В письме, которое приводит З. Гиппиус, Архип описывает свое посещение Льва Толстого 15 окт. 1907 г. Он и к нему ходил поговорить о Боге, в которого не верил. Однако разговора не вышло. "С заходом солнца, — пишет Архип, — пришел. Влево, на бугре, господские здания. Шел смело, никто не задерживает. Обратился к кучеру, молодому парню… Сказал: «Он сейчас гулять уехал, через час приедет, вон по той дороге»… Уж стало темно — копыта застучали, и въехал граф, в своей натуральной форме. Кликнув служителя, быстрой своей ухваткой слез, отдал лошадь. Я ему поклонился, и он кланяется. Спрашивает жалостным голосом: «Что нужно?». Я говорю: «Ничего, я посетить вас пришел». Граф продолжал спрашивать, какого уезда, да к чему пришел. Я заторопился сказать, что мог: что читаю я много и из чтения вижу, что мне будто нужно, необходимо вас видеть.
— Что читать? Зачем много читать?
«Только я хотел ему объяснить, как после этой минуты и говорит граф: „Раз у тебя нет ничего до меня, то прощай“, поклонился низко и пошел в теплое место своего дома. Я приподнял шапку с опозданием от моей неожиданности. Так он и ушел от меня со своей отверженностью».
Архипу ничего не оставалось другого, как уйти. Он рассказывает дальше свое обратное путешествие, рассказывает хорошо, образно (напр., встречается такое выражение: «За две версты показалась станция, со множеством густых огней»), и затем прибавляет: «Я графа Льва Николаевича очень жалею, так как он в книжках писал, что надо все переделать, а как переделать, не знал, да и по видимости и теперь не знает… Ему теперь пути ни к какой душе нету, потому что он сам по себе, а мы сами по себе. Он велит не знать, а человек не может этого. Он в себе муку задавил и отошел в свое место, однако, думаю, ему там не радостно, а только старается вид показать, что успокоил себя. Я, уставший, был в холоду, и то мне радостнее перед ним было. А вот еще по тюрьмам многие товарищи сидят, так думается, и им отраднее»…
Если блоковский мужичок вызвал неудовольствие со стороны г. Варварина, то и Архип не особенно понравился одному моему знакомому литератору.
«Графоман и гоголевский Петрушка, — пишет он мне, — и Белого даже, подлец, читал!».
Верно, графоман. Во многом говорит чужими словами. Однако, ведь, любопытно, что и он, и «северный мужичок» Блока (а ведь и тот графоман, и тот «подлец», даже Блока читал!) сходятся в одном: в презрении к «господам», презрении, соединенном с завистью.

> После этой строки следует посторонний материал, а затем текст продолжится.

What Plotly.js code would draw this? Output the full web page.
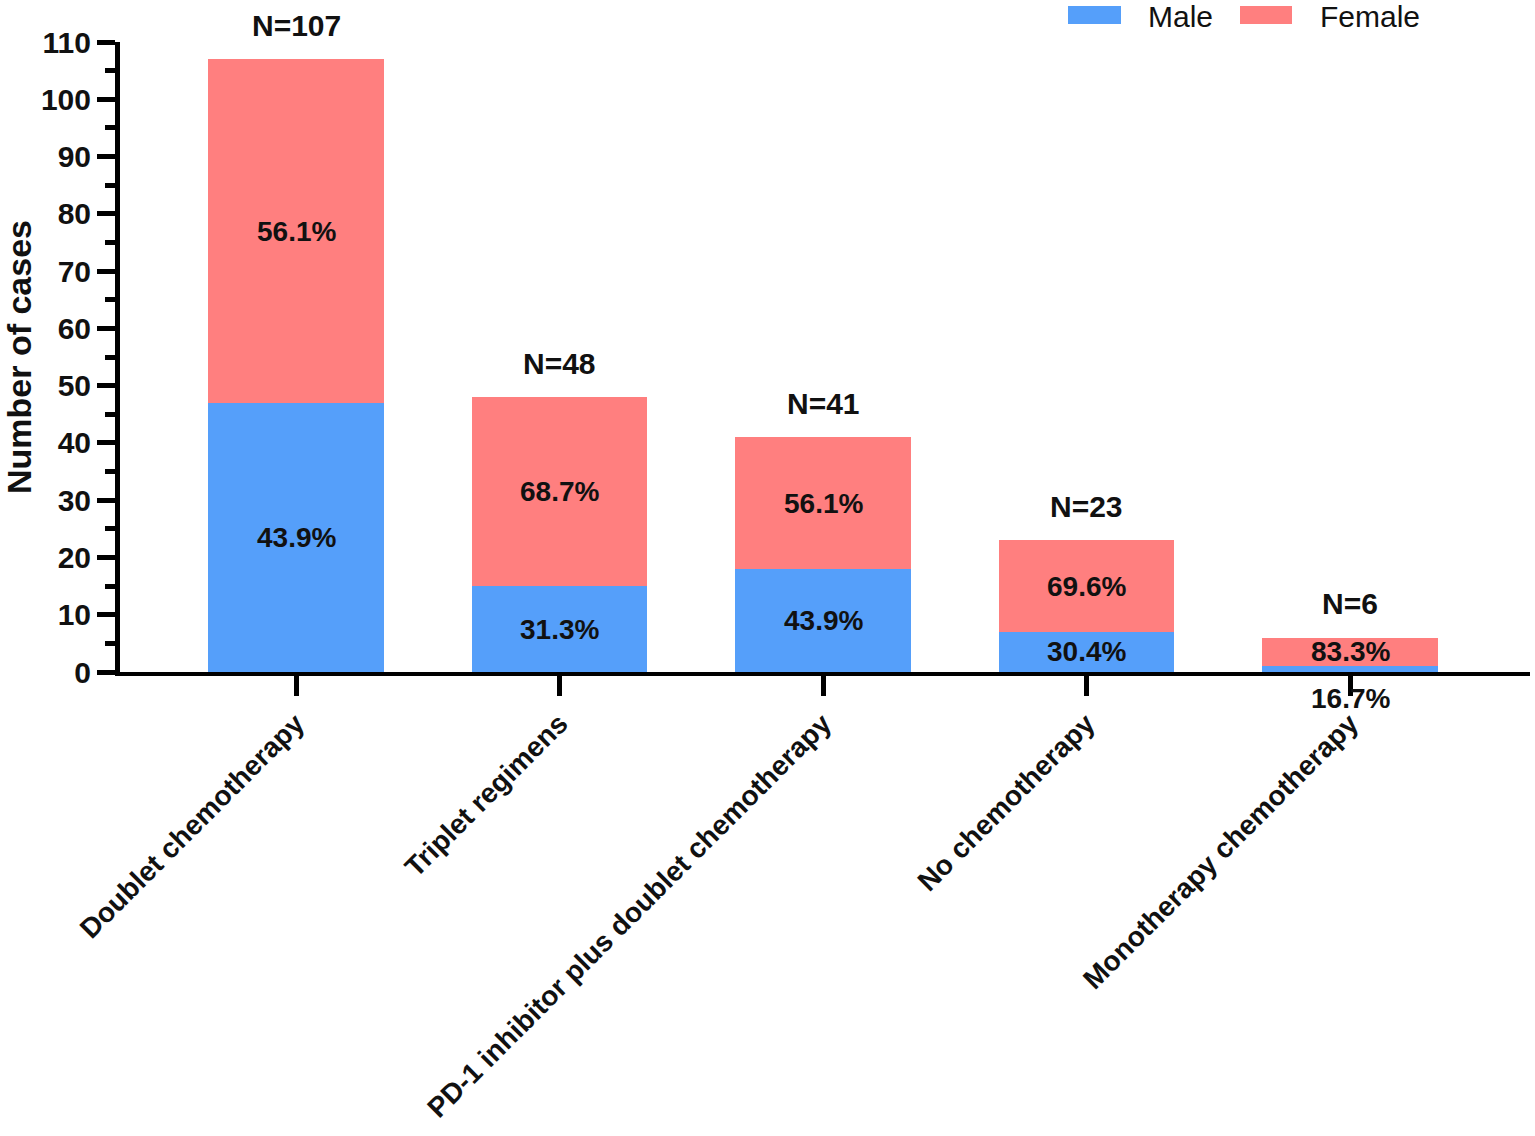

Один обиделся на Толстого, говорит, что Толстой одинок и в «отверженности», другой сердится на всех интеллигентов: «какое бесконечно-окаянное горе сознавать, что без вас пока не обойдешься». И оба зачитываются декадентской литературой. Воистину, знаменье времени!
О, конечно, это единственные случаи, но одно только можно сказать с уверенностью. Крестьяне сбиты с толку. Они ищут выхода из своего нестерпимого положения и не знают, за кем идти.

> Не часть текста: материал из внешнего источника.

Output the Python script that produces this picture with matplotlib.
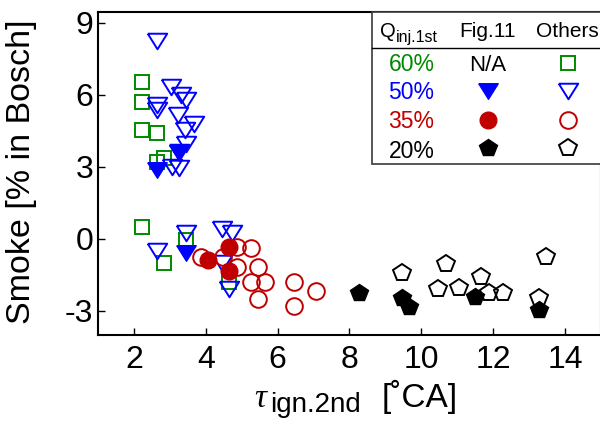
import matplotlib
matplotlib.use("Agg")
import matplotlib.pyplot as plt
from matplotlib.lines import Line2D
from matplotlib.patches import Rectangle

plt.rcParams['font.family'] = ['Liberation Sans', 'DejaVu Sans']
plt.rcParams['axes.unicode_minus'] = False

# tau_ign.2nd [deg CA] vs smoke [% Bosch], grouped by first-injection quantity
q60_x = [2.23, 2.23, 2.23, 2.63, 2.63, 2.84, 2.23, 2.84, 3.44, 4.65]
q60_y = [6.55, 5.72, 4.54, 4.43, 3.22, 3.36, 0.49, -0.99, -0.04, -1.78]

q50_x = [2.65, 3.02, 3.30, 3.44, 2.65, 2.65, 3.24, 3.66, 3.42, 3.44, 3.26, 3.07, 3.26,
         2.65, 3.44, 4.45, 4.73, 4.45, 4.65]
q50_y = [8.26, 6.32, 6.00, 5.79, 5.58, 5.38, 5.17, 4.79, 4.54, 3.96, 3.64, 3.01, 2.95,
         -0.49, 0.24, 0.40, 0.24, -1.01, -2.10]
q50_fig_x = [2.65, 3.26, 3.44]
q50_fig_y = [2.88, 3.57, -0.57]

q35_x = [3.86, 4.49, 4.86, 5.26, 4.86, 5.44, 5.26, 5.65, 5.44, 6.45, 6.45, 7.06]
q35_y = [-0.76, -0.74, -0.32, -0.39, -1.15, -1.15, -1.78, -1.78, -2.50, -1.78, -2.79, -2.17]
q35_fig_x = [4.05, 4.65, 4.65]
q35_fig_y = [-0.87, -0.32, -1.32]

q20_x = [9.47, 10.68, 10.47, 11.06, 11.66, 11.87, 12.27, 13.47, 13.27]
q20_y = [-1.43, -1.04, -2.10, -2.05, -1.60, -2.24, -2.24, -0.74, -2.47]
q20_fig_x = [8.27, 9.47, 9.66, 11.48, 13.27]
q20_fig_y = [-2.26, -2.47, -2.82, -2.40, -2.96]

xticks = [2, 4, 6, 8, 10, 12, 14]
yticks = [-3, 0, 3, 6, 9]
legend_rows = ['60%', '50%', '35%', '20%']

GREEN = '#008a00'
BLUE = '#0000ff'
RED = '#c00000'
BLACK = '#000000'

# flattened downward triangle (wider than tall)
TRI = [(-1.0, 0.8), (1.0, 0.8), (0.0, -0.8), (-1.0, 0.8)]

W, H = 600, 430


def fx(px):
    return px / W


def fy(py):
    return 1 - py / H


fig = plt.figure(figsize=(6.0, 4.3), dpi=100)
ax = fig.add_axes([fx(98), fy(335), (601 - 98) / W, (335 - 11.7) / H])

ax.plot(q60_x, q60_y, ls='none', marker='s', ms=9.8, mfc='none', mec=GREEN, mew=1.4)
ax.plot(q50_x, q50_y, ls='none', marker=TRI, ms=14, mfc='none', mec=BLUE, mew=1.4)
ax.plot(q50_fig_x, q50_fig_y, ls='none', marker=TRI, ms=14, mfc=BLUE, mec=BLUE, mew=1.0)
ax.plot(q35_x, q35_y, ls='none', marker='o', ms=12, mfc='none', mec=RED, mew=1.4)
ax.plot(q35_fig_x, q35_fig_y, ls='none', marker='o', ms=12, mfc=RED, mec=RED, mew=1.0)
ax.plot(q20_x, q20_y, ls='none', marker='p', ms=13, mfc='none', mec=BLACK, mew=1.4)
ax.plot(q20_fig_x, q20_fig_y, ls='none', marker='p', ms=13, mfc=BLACK, mec=BLACK, mew=1.0)

ax.set_xlim(1, 15)
ax.set_ylim(-4, 9.47)
ax.set_xticks(xticks)
ax.set_yticks(yticks)
ax.tick_params(direction='in', length=5, width=1.0, labelsize=23)
ax.tick_params(axis='x', pad=7)
ax.tick_params(axis='y', pad=3.5)
for s in ax.spines.values():
    s.set_linewidth(1.5)

# axis titles
fig.text(fx(22), fy(171.5), 'Smoke [% in Bosch]', rotation=90, ha='center',
         va='center', fontsize=24.5)
fig.text(fx(254), fy(407), '\u03c4', family='Liberation Serif', style='italic',
         fontsize=24, ha='left', va='baseline')
fig.text(fx(270), fy(412), 'ign.2nd', fontsize=20, ha='left', va='baseline')
fig.text(fx(382), fy(407), '[\u02daCA]', fontsize=24, ha='left', va='baseline')

# table-style legend in the upper right
ax.add_patch(Rectangle((fx(371.7), fy(164.3)), fx(610) - fx(371.7), fy(11.7) - fy(164.3),
                       transform=fig.transFigure, facecolor='white', edgecolor='#3a3a3a',
                       lw=1.2, zorder=5, clip_on=False))
ax.add_line(Line2D([fx(371.7), fx(605)], [fy(48.3), fy(48.3)], transform=fig.transFigure,
                   color=BLACK, lw=1.0, zorder=6, clip_on=False))

fig.text(fx(380), fy(36.7), 'Q', fontsize=14.5, ha='left', va='baseline', zorder=7)
fig.text(fx(396), fy(42.3), 'inj.1st', fontsize=11.5, ha='left', va='baseline', zorder=7)
fig.text(fx(487.5), fy(36.7), 'Fig.11', fontsize=15, ha='center', va='baseline', zorder=7)
fig.text(fx(567.5), fy(36.7), 'Others', fontsize=15, ha='center', va='baseline', zorder=7)

row_base = [71.0, 99.3, 128.3, 157.7]
row_mid = [63.3, 90.5, 120.0, 148.3]
row_cols = [GREEN, BLUE, RED, BLACK]
row_mk = ['s', TRI, 'o', 'p']
row_ms = [9.8, 14, 12, 13]
for i, lab in enumerate(legend_rows):
    fig.text(fx(411.5), fy(row_base[i]), lab, fontsize=16.5, color=row_cols[i],
             ha='center', va='baseline', zorder=7)
    if i == 0:
        fig.text(fx(488), fy(row_base[i]), 'N/A', fontsize=16, ha='center',
                 va='baseline', zorder=7)
    else:
        ax.add_line(Line2D([fx(487.7)], [fy(row_mid[i])], transform=fig.transFigure,
                           ls='none', marker=row_mk[i], ms=row_ms[i], mfc=row_cols[i],
                           mec=row_cols[i], mew=1.0, zorder=7, clip_on=False))
    ax.add_line(Line2D([fx(567.5)], [fy(row_mid[i])], transform=fig.transFigure,
                       ls='none', marker=row_mk[i], ms=row_ms[i], mfc='none',
                       mec=row_cols[i], mew=1.4, zorder=7, clip_on=False))

fig.savefig('out.png', dpi=100)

Вольно-экономическое общество предприняло анкету об аграрном движении 1905—1906 гг. Ответов получено много. Один из них попал в мои руки. Написан он крестьянином среднего развития, толковым и настроенным довольно прогрессивно. Он, между прочим, говорит: «Я не принадлежу ни к какой партии, я колеблюсь и еще у меня не хватает ни времени, ни сил, ни разума, чтобы решить сразу… И не знаешь, кого спросить. В каждом сословии и касте есть разные партии, и каждая партия оправдывает свое. Каждая желает провести свою мысль до большой крайности, и все это доказывает, что каждый человек должен молить Бога, чтобы Господь указал правый путь и больше верил бы в свой собственный разум» (т. е. каждый человек должен больше верить в себя). Этот крестьянин у Толстого не был, декадентов не знает и с ними не переписывается, однако и он сознается, что сбит с толку, не знает, кого спросить, и думает, что надо больше верить в себя. На эту тему можно бы пофилософствовать… Что крестьяне сбиты с толку — это факт, может быть, и грустный. Однако не еще ли более грустно, что сбиты с толку и мы, интеллигенты? И в нашем «сословии» или «касте» все «разные партии, и каждая оправдывает свое!» Крестьяне начинают хвататься за ум и рассчитывать, главным образом, на себя, только на себя.
Опытные и знающие люди говорят, что таких крестьян теперь много. Но они не в переписке с «господами». Им некогда. Они заняты делом. Ну что ж, Бог им в помощь.
Впервые опубликовано: Столичная почта. 1908. 14 (27) февраля. № 237. С. 2.